> _Problem details_
Set down the data below from its first line to the line holding "from matplotlib.colors import", inclusive; omit all pictures.
** BEGIN Source data **
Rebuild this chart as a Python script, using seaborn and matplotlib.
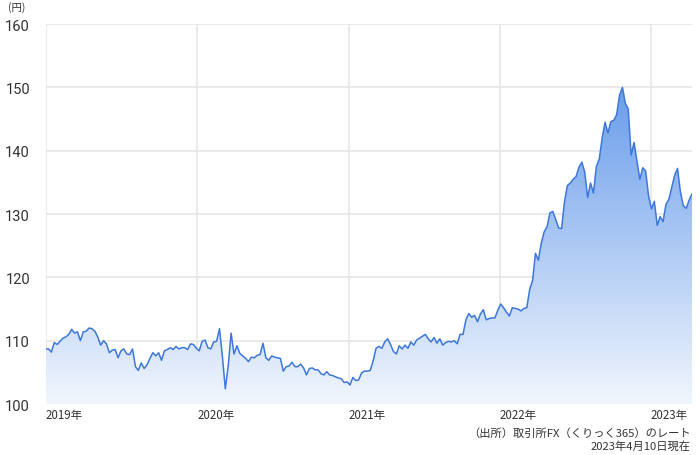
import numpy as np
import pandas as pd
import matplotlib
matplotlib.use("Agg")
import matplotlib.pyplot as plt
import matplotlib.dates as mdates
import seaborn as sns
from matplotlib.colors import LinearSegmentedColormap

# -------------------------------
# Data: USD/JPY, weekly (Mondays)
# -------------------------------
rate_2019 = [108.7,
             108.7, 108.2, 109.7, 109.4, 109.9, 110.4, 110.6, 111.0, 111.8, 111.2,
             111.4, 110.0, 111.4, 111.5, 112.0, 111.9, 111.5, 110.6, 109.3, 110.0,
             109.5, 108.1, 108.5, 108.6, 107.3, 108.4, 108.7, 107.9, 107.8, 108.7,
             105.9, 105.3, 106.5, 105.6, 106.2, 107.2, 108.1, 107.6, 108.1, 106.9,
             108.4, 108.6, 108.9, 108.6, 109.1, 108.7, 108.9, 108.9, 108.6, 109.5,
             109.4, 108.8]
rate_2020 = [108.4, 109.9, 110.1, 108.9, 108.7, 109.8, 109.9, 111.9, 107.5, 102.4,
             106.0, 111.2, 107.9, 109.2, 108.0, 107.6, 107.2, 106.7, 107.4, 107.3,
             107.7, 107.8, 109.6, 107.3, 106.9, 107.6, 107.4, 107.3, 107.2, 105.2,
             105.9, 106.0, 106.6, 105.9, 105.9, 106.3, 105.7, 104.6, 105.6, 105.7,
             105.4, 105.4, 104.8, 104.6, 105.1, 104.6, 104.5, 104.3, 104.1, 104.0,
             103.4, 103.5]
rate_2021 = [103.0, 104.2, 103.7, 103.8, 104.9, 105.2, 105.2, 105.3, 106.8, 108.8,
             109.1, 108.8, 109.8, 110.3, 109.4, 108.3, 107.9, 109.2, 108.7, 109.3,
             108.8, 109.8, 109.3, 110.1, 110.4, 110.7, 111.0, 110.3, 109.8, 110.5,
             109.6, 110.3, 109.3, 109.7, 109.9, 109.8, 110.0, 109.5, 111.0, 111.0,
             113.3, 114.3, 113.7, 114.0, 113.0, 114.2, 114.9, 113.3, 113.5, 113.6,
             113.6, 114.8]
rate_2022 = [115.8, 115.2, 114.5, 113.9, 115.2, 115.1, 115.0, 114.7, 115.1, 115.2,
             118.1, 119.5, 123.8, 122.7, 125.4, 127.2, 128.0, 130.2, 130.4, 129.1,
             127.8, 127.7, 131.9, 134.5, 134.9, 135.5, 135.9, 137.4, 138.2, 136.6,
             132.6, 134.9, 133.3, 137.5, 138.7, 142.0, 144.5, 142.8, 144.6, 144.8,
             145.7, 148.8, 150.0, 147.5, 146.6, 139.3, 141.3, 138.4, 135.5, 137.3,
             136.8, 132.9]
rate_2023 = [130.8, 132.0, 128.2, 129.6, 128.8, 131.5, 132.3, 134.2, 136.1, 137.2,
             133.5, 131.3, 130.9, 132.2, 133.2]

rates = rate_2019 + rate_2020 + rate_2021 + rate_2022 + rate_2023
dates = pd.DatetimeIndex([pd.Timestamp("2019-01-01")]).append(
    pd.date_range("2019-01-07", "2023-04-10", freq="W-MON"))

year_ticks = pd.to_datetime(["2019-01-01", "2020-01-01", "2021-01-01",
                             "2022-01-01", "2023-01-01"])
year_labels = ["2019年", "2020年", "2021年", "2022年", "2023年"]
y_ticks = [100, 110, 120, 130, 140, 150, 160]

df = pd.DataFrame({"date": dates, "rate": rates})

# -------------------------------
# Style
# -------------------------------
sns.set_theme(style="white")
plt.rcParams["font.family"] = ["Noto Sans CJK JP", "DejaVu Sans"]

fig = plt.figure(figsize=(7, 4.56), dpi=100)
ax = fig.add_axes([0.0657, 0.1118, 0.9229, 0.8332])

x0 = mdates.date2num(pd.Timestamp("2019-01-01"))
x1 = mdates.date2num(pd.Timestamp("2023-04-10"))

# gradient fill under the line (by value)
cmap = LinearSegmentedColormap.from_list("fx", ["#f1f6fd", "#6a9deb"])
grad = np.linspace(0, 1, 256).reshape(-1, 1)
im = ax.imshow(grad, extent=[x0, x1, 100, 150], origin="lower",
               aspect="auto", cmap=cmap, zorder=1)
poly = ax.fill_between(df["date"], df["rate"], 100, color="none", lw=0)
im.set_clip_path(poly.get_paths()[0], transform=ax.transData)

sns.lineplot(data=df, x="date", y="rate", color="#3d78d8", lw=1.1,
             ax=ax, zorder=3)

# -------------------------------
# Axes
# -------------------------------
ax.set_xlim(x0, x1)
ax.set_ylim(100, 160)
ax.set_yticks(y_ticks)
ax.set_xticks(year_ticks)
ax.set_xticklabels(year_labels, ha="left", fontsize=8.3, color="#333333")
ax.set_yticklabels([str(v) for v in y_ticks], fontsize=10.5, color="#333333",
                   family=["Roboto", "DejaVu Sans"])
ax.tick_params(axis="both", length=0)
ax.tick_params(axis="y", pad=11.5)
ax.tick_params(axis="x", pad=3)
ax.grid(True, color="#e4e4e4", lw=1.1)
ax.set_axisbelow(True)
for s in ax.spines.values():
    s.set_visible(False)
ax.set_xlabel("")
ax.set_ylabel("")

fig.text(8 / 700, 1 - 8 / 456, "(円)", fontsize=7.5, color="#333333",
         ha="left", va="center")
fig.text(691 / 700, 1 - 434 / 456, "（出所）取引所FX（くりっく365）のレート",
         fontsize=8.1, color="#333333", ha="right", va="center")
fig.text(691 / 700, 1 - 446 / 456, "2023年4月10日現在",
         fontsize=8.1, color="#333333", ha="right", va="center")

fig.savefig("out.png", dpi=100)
** END Source data **
> _Solution to the exercise_
Rebuild this chart as a Python script, using seaborn and matplotlib.
import numpy as np
import pandas as pd
import matplotlib
matplotlib.use("Agg")
import matplotlib.pyplot as plt
import matplotlib.dates as mdates
import seaborn as sns
from matplotlib.colors import LinearSegmentedColormap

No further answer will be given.